Noel Gallagher's High Flying Birds - Dead To The World (Official Lyric Video)

 一方、Foo Fightersが全英1位を獲得したことで、ノエル・ギャラガーはOasis時代のアルバムも含め29年間続いた全英チャート初登場1位の連続獲得記録を失うこととなった。無論チャートが全てではないが、僅差であったとはいえ驚きの結果である。最新作『Council Skies』は、Noel Gallagher's High Flying Birdsのオリジナルアルバムとしては約5年半ぶり。前作『Who Built the Moon?』までのサイケデリックな作風は後退し、本作は主にアコースティックギターとストリングスで構成されている。シンプルな印象を受けると同時にノエル・ギャラガーらしい曲が揃っている。この「原点回帰」は、パンデミックの最中に制作されたことも影響しているようだ。中でも3曲目「Dead To The World」のどこかメランコリックな雰囲気は、Oasisの「Half The World Away」や「Talk Tonight」といった初期の名曲を思わせる。今年は弟のリアム・ギャラガーの来日公演が予定されているが、ノエルも12月に単独での来日公演が予定されている。

Blur - The Narcissist (Official Visualiser)
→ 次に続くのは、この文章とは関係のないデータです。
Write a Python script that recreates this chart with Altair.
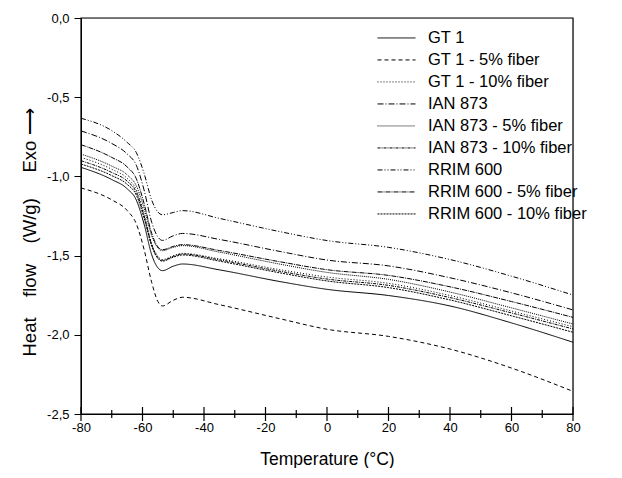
import altair as alt
import pandas as pd

temps = [-80, -70, -65, -62, -59.5, -57, -55, -53.5, -50, -47, -35, -15, 0, 20, 40, 60, 80]

series_names = [
    "GT 1", "GT 1 - 5% fiber", "GT 1 - 10% fiber",
    "IAN 873", "IAN 873 - 5% fiber", "IAN 873 - 10% fiber",
    "RRIM 600", "RRIM 600 - 5% fiber", "RRIM 600 - 10% fiber",
]

gt1       = [-0.943, -1.020, -1.078, -1.150, -1.300, -1.495, -1.577, -1.595, -1.567, -1.553, -1.590, -1.665, -1.713, -1.752, -1.818, -1.925, -2.047]
gt1_5     = [-1.073, -1.148, -1.215, -1.300, -1.460, -1.670, -1.790, -1.818, -1.782, -1.763, -1.810, -1.900, -1.965, -2.010, -2.090, -2.210, -2.357]
gt1_10    = [-0.880, -0.955, -1.012, -1.085, -1.235, -1.425, -1.505, -1.525, -1.500, -1.486, -1.520, -1.590, -1.635, -1.675, -1.752, -1.850, -1.949]
ian       = [-0.713, -0.792, -0.858, -0.930, -1.085, -1.290, -1.382, -1.404, -1.375, -1.360, -1.398, -1.475, -1.528, -1.565, -1.640, -1.735, -1.843]
ian_5     = [-0.859, -0.935, -0.990, -1.060, -1.200, -1.375, -1.452, -1.469, -1.448, -1.437, -1.478, -1.555, -1.606, -1.650, -1.730, -1.830, -1.932]
ian_10    = [-0.901, -0.975, -1.030, -1.100, -1.248, -1.432, -1.512, -1.530, -1.505, -1.490, -1.527, -1.600, -1.648, -1.688, -1.765, -1.862, -1.963]
rrim      = [-0.633, -0.711, -0.785, -0.850, -0.980, -1.150, -1.225, -1.242, -1.228, -1.216, -1.265, -1.350, -1.405, -1.448, -1.525, -1.630, -1.749]
rrim_5    = [-0.800, -0.880, -0.940, -1.015, -1.170, -1.360, -1.445, -1.463, -1.442, -1.431, -1.468, -1.540, -1.589, -1.625, -1.697, -1.790, -1.890]
rrim_10   = [-0.922, -0.995, -1.050, -1.118, -1.262, -1.440, -1.518, -1.535, -1.510, -1.496, -1.535, -1.610, -1.660, -1.702, -1.780, -1.880, -1.984]

series_values = [gt1, gt1_5, gt1_10, ian, ian_5, ian_10, rrim, rrim_5, rrim_10]

dash_styles = [
    [1, 0], [4, 3], [1, 2],
    [6, 2, 1, 2], [1, 1], [3, 1, 1, 1],
    [5, 2, 1, 2, 1, 2], [5, 1, 1, 1], [2, 1],
]

x_range = [-80, 80]
y_range = [-2.5, 0]
x_major = [-80, -60, -40, -20, 0, 20, 40, 60, 80]
x_minor = [-70, -50, -30, -10, 10, 30, 50, 70]
y_ticks = [-2.5, -2.25, -2.0, -1.75, -1.5, -1.25, -1.0, -0.75, -0.5, -0.25, 0.0]

rows = []
for name, vals in zip(series_names, series_values):
    for t, v in zip(temps, vals):
        rows.append({"T": t, "HF": v, "sample": name})
df = pd.DataFrame(rows)

FONT = "Liberation Sans"
NBSP = "\u00a0"
y_title = f"Heat{NBSP*4}flow{NBSP*4}(W/g){NBSP*5}Exo ⟶"

x_scale = alt.Scale(domain=x_range, nice=False, zero=False)
y_scale = alt.Scale(domain=y_range, nice=False, zero=False)

common_axis = dict(
    labelFont=FONT, titleFont=FONT, labelFontSize=13, labelColor="black",
    titleColor="black", domainColor="black", tickColor="black", grid=False,
    domainWidth=1, tickWidth=1, labelFlush=False, titleFontWeight="normal",
)

lines = alt.Chart(df).mark_line(
    interpolate="monotone", strokeWidth=1, color="black"
).encode(
    x=alt.X(
        "T:Q",
        scale=x_scale,
        axis=alt.Axis(
            orient="bottom",
            title="Temperature (°C)",
            values=x_major,
            labelExpr="(datum.value < 0 ? '-' : '') + format(abs(datum.value), 'd')",
            ticks=False,
            labelPadding=7,
            titleFontSize=17.5,
            titleY=50,
            titleBaseline="alphabetic",
            **common_axis,
        ),
    ),
    y=alt.Y(
        "HF:Q",
        scale=y_scale,
        axis=alt.Axis(
            orient="left",
            title=y_title,
            values=y_ticks,
            labelExpr="abs(datum.value * 2 - round(datum.value * 2)) < 0.001 ? replace((datum.value < 0 ? '-' : '') + format(abs(datum.value), '.1f'), '.', ',') : ''",
            tickSize={"condition": {"test": "abs(datum.value * 2 - round(datum.value * 2)) < 0.001", "value": 7}, "value": 4},
            labelPadding=5,
            titleFontSize=18.5,
            titleAngle=270,
            titleX=-46,
            titleY=214,
            titleBaseline="alphabetic",
            **common_axis,
        ),
    ),
    strokeDash=alt.StrokeDash(
        "sample:N",
        scale=alt.Scale(domain=series_names, range=dash_styles),
        legend=alt.Legend(
            title=None,
            orient="none",
            legendX=296,
            legendY=9,
            symbolType="stroke",
            symbolSize=1444,
            symbolStrokeWidth=1,
            symbolStrokeColor="black",
            clipHeight=21.9,
            rowPadding=0,
            labelFontSize=16.5,
            labelOffset=12,
            labelFont=FONT,
            labelColor="black",
            padding=0,
        ),
    ),
    detail="sample:N",
)

# full frame box around the plot area
frame = alt.Chart(pd.DataFrame({"T": [x_range[0]], "T2": [x_range[1]], "HF": [y_range[0]], "HF2": [y_range[1]]})).mark_rect(
    fill=None, fillOpacity=0, stroke="#000000", strokeWidth=1.2, strokeOpacity=1
).encode(
    x=alt.X("T:Q", scale=x_scale),
    x2="T2:Q",
    y=alt.Y("HF:Q", scale=y_scale),
    y2="HF2:Q",
)

# inward-pointing ticks on the bottom axis
tick_df = pd.DataFrame({
    "T": x_major + x_minor,
    "HF": [y_range[0]] * (len(x_major) + len(x_minor)),
    "major": [True] * len(x_major) + [False] * len(x_minor),
})
ticks = alt.Chart(tick_df).mark_tick(
    orient="vertical", thickness=1.2, color="#000000", opacity=1
).encode(
    x=alt.X("T:Q", scale=x_scale),
    y=alt.Y("HF:Q", scale=y_scale),
    size=alt.condition("datum.major", alt.value(14), alt.value(8)),
)

chart = alt.layer(lines, frame, ticks).properties(
    width=492,
    height=396,
    padding={"left": 11, "top": 4, "right": 5, "bottom": 0},
)

chart.save("out.html", embed_options={"renderer": "svg", "actions": False})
 90年代ブリットポップ旋風を巻き起こしたblurも新曲「The Narcissist」をリリースした。『The Magic Whip』以来8年ぶりの新作アルバムとなる『The Ballad of Darren』からのリードシングルだ。デーモン・アルバーン(Vo)曰く、アルバムは「今の自分たちが反映され、書かれているレコードだ」とのこと(※3)。他のメンバーのコメントも揃って抽象的だが、共通するのは「キャリアを重ねてきたバンドだからこそ作れたレコードである」と主張している点だろうか。確かに新曲は実に落ち着いていて、派手さはあまりない。でもこれが本人たちにしか出せない等身大の円熟味なのかもしれない。そう考えるとジャケット写真の曇り空も英国のありのままを映しているようで示唆的だ。様々な世代が彼らの姿を目撃することになる『SUMMER SONIC '23』のヘッドライナーとしてのステージにも期待がかかる。